En l’état, la seule version connue du film reste un fantôme de film. La prestation de Matt Damon semble tout résumer. Son interprétation épouse parfaitement la naïveté et les fêlures du personnage mais sans que le film n’arrive à les mettre en valeur. On le sait bien : les films avortés sont les seuls films parfaits puisque leurs inexistences les protègent de toutes critiques. Il va de même pour le director’s cut de De si jolis chevaux. Toute la responsabilité de l’échec revient-il au studio ou Thornton n’avait-il pas les épaules assez solides pour porter à l’écran l’œuvre de McCarthy ? Impossible de savoir si ce cas sera un jour élucidé. Outre le montage, le remaniement du film impliquera également le remplacement de la bande originale signée par Daniel Lanois. Réévoquant le film des années plus tard, Matt Damon ne tarit pas d’éloge sur cette musique utilisant une guitare électrique. C’est pour lui un choix brillant d’avoir utilisé cet instrument prenant son essor à l’époque de l’histoire, marquant ainsi la transition inévitable entre deux mondes. Le studio ne l’entendra pas de cette oreille. Il sera demandé à Marty Stuart de refaire une musique avec une ambiance passe-partout évoquant l’imaginaire du western. Furieux de cette décision, Lanois fit en sorte de conserver les droits de sa musique et de rendre donc impossible son exploitation.

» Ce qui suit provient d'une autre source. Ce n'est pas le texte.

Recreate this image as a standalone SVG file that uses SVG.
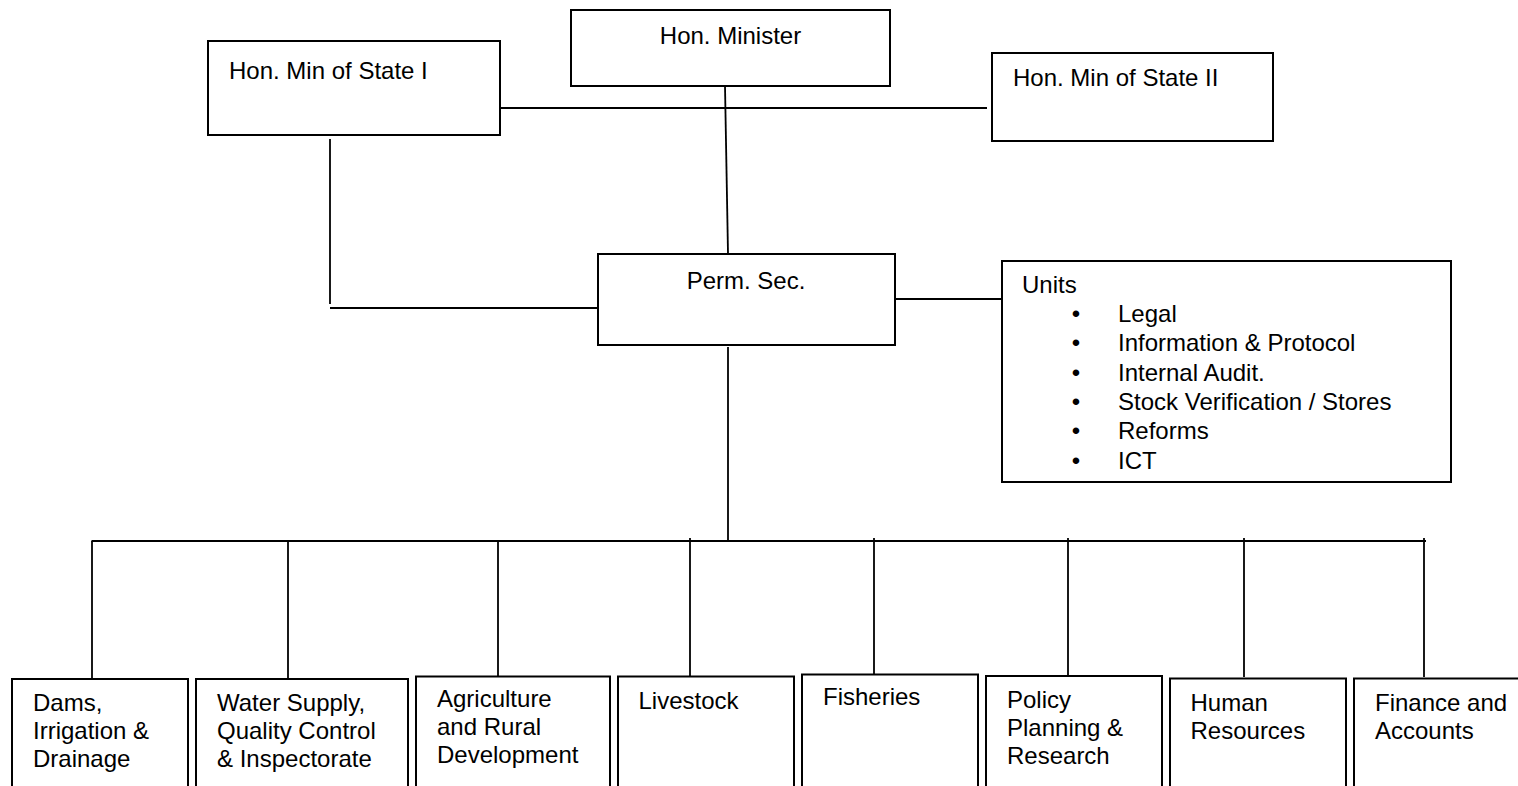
<svg xmlns="http://www.w3.org/2000/svg" width="1518" height="786" viewBox="0 0 1518 786">
<style>
  .box { fill: #ffffff; stroke: #000000; stroke-width: 2; }
  .ln { fill: none; stroke: #000000; stroke-width: 1.8; }
  text { font-family: "Liberation Sans", Arial, sans-serif; font-size: 24px; fill: #000000; }
  .c { text-anchor: middle; }
</style>
<rect x="0" y="0" width="1518" height="786" fill="#ffffff"/>
<g id="connectors">
  <line class="ln" x1="500" y1="108" x2="987" y2="108"/>
  <line class="ln" x1="725" y1="86" x2="728" y2="254"/>
  <line class="ln" x1="330" y1="139" x2="330" y2="304"/>
  <line class="ln" x1="330" y1="308" x2="598" y2="308"/>
  <line class="ln" x1="895" y1="299" x2="1002" y2="299"/>
  <line class="ln" x1="728" y1="347" x2="728" y2="541"/>
  <line class="ln" x1="91.5" y1="541" x2="1426" y2="541"/>
  <line class="ln" x1="92" y1="541" x2="92" y2="678"/>
  <line class="ln" x1="288" y1="541" x2="288" y2="680"/>
  <line class="ln" x1="498" y1="541" x2="498" y2="677"/>
  <line class="ln" x1="690" y1="538" x2="690" y2="676"/>
  <line class="ln" x1="874" y1="538" x2="874" y2="674"/>
  <line class="ln" x1="1068" y1="538" x2="1068" y2="676"/>
  <line class="ln" x1="1244" y1="538" x2="1244" y2="677"/>
  <line class="ln" x1="1424" y1="538" x2="1424" y2="677"/>
</g>
<g id="hon-minister">
  <rect class="box" x="571" y="10" width="319" height="76"/>
  <text class="c" x="730.5" y="43.5">Hon. Minister</text>
</g>
<g id="min-state-1">
  <rect class="box" x="208" y="41" width="292" height="94"/>
  <text x="229" y="78.5">Hon. Min of State I</text>
</g>
<g id="min-state-2">
  <rect class="box" x="992" y="53" width="281" height="88"/>
  <text x="1013" y="85.5">Hon. Min of State II</text>
</g>
<g id="perm-sec">
  <rect class="box" x="598" y="254" width="297" height="91"/>
  <text class="c" x="746" y="288.5">Perm. Sec.</text>
</g>
<g id="units">
  <rect class="box" x="1002" y="261" width="449" height="221"/>
  <text x="1022" y="292.5">Units</text>
  <text class="c" x="1076" y="322">•</text>
  <text x="1118" y="322">Legal</text>
  <text class="c" x="1076" y="351.3">•</text>
  <text x="1118" y="351.3">Information &amp; Protocol</text>
  <text class="c" x="1076" y="380.6">•</text>
  <text x="1118" y="380.6">Internal Audit.</text>
  <text class="c" x="1076" y="410">•</text>
  <text x="1118" y="410">Stock Verification / Stores</text>
  <text class="c" x="1076" y="439.3">•</text>
  <text x="1118" y="439.3">Reforms</text>
  <text class="c" x="1076" y="468.6">•</text>
  <text x="1118" y="468.6">ICT</text>
</g>
<g id="dams">
  <rect class="box" x="12" y="679" width="176" height="130"/>
  <text x="33" y="711">Dams,</text>
  <text x="33" y="739">Irrigation &amp;</text>
  <text x="33" y="767">Drainage</text>
</g>
<g id="water">
  <rect class="box" x="196" y="679" width="212" height="130"/>
  <text x="217" y="711">Water Supply,</text>
  <text x="217" y="739">Quality Control</text>
  <text x="217" y="767">&amp; Inspectorate</text>
</g>
<g id="agriculture">
  <rect class="box" x="416" y="676.5" width="194" height="130"/>
  <text x="437" y="707">Agriculture</text>
  <text x="437" y="735">and Rural</text>
  <text x="437" y="763">Development</text>
</g>
<g id="livestock">
  <rect class="box" x="618" y="676.5" width="176" height="130"/>
  <text x="638.5" y="708.5">Livestock</text>
</g>
<g id="fisheries">
  <rect class="box" x="802" y="674.5" width="176" height="130"/>
  <text x="823" y="705">Fisheries</text>
</g>
<g id="policy">
  <rect class="box" x="986" y="676" width="176" height="130"/>
  <text x="1007" y="708">Policy</text>
  <text x="1007" y="736">Planning &amp;</text>
  <text x="1007" y="764">Research</text>
</g>
<g id="human-resources">
  <rect class="box" x="1170" y="678.5" width="176" height="130"/>
  <text x="1190.5" y="711">Human</text>
  <text x="1190.5" y="738.5">Resources</text>
</g>
<g id="finance">
  <rect class="box" x="1354" y="678.5" width="176" height="130"/>
  <text x="1375" y="711">Finance and</text>
  <text x="1375" y="738.5">Accounts</text>
</g>
</svg>
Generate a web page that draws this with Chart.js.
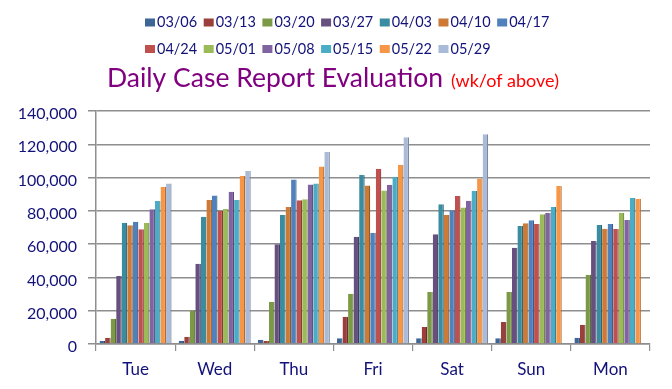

Officiellement, c’est pour cela que le director’s cut n’est jamais sorti. Comme il est impossible de sortir ce montage sans la musique dédiée, la situation est bloquée. Cependant, cela sonne aujourd’hui comme une bonne excuse : de l’eau a coulé sous les ponts en plus de vingt ans. La colère, certes légitime, de Lanois n’est-elle pas retombée ? Est-il impossible de négocier afin de trouver un accord pour pouvoir exploiter le montage original ? Nous en revenons à ce que nous disions au début : cela paraît être beaucoup d’efforts pour une œuvre jugée de maigre importance. Que l’avenir nous donne tort.